**Required work**: Leave out the pictures and retype only the lines from the opening line to the line that holds "import plotly.graph_objects as go", both ends included.

-- BEGIN Information supplied --

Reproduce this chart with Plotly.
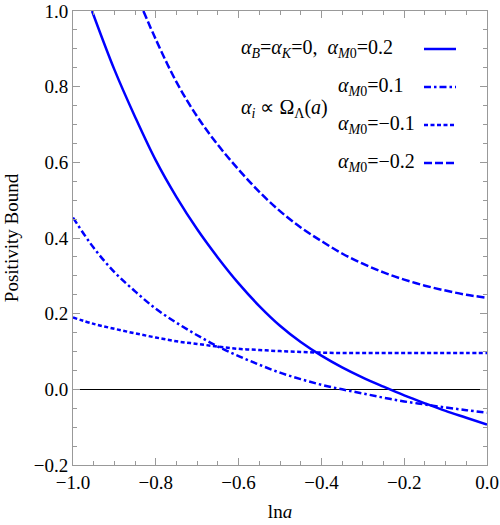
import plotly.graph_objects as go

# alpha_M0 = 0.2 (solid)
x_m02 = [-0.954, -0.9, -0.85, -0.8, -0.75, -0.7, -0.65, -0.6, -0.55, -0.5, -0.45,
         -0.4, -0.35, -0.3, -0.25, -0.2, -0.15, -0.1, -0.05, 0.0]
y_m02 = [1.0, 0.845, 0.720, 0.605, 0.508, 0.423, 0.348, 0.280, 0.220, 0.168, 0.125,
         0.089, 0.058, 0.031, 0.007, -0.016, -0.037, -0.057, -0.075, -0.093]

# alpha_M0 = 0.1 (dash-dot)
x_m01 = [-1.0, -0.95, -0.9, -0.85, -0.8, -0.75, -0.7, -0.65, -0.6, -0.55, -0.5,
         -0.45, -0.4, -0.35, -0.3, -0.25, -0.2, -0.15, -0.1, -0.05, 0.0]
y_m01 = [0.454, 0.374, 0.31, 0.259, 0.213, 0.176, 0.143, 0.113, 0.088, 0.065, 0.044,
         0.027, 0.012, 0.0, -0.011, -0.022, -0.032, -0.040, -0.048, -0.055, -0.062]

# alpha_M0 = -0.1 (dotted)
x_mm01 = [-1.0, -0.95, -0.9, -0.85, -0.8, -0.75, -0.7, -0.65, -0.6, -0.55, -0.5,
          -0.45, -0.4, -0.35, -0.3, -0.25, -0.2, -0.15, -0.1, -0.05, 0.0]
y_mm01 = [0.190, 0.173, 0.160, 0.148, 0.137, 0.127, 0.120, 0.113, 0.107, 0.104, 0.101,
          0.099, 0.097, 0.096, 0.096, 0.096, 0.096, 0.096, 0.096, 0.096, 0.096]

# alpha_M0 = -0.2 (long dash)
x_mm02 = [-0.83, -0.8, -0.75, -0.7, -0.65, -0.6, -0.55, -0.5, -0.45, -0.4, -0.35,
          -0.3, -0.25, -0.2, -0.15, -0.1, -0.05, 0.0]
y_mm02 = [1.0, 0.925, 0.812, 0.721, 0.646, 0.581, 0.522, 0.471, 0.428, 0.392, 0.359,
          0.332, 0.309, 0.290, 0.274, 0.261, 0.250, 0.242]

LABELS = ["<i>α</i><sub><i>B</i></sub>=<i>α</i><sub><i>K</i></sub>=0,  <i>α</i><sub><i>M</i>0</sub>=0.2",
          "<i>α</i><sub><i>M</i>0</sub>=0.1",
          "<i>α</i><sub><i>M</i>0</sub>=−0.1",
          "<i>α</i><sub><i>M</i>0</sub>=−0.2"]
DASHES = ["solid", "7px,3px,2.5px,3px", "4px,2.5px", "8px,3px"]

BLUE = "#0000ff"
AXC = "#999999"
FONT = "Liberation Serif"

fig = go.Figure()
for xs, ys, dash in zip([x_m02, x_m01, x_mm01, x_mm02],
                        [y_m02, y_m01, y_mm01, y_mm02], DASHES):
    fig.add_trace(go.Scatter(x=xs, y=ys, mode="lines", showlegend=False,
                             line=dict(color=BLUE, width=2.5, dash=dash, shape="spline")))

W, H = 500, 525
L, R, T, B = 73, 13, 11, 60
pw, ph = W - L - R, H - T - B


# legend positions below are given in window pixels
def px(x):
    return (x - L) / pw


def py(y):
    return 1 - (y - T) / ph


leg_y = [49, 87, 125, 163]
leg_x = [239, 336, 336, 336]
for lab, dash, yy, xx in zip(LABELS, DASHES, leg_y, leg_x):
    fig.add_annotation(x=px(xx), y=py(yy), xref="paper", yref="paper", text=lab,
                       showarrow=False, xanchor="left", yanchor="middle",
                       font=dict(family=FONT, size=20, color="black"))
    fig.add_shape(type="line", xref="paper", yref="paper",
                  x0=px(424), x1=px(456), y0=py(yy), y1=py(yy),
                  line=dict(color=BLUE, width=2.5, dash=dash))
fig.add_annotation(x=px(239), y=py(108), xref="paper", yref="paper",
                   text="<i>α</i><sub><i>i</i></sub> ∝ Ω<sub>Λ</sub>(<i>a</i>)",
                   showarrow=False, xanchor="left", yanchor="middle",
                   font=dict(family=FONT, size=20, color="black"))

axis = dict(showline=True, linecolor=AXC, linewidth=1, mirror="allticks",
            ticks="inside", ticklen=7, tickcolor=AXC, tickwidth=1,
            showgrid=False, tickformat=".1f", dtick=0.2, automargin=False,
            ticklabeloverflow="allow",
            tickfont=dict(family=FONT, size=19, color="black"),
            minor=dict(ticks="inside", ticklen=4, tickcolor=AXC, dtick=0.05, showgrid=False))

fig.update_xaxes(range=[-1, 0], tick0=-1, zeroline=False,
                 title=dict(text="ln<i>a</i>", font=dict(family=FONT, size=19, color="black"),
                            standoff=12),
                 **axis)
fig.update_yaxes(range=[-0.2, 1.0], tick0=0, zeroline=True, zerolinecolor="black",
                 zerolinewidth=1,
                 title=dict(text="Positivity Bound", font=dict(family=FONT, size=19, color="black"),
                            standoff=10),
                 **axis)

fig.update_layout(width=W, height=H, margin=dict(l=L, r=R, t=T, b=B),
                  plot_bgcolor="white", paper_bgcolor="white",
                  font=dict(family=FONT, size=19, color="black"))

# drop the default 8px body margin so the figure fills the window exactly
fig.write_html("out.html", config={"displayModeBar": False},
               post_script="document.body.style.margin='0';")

-- END Information supplied --

**Output for this task**:
Reproduce this chart with Plotly.
import plotly.graph_objects as go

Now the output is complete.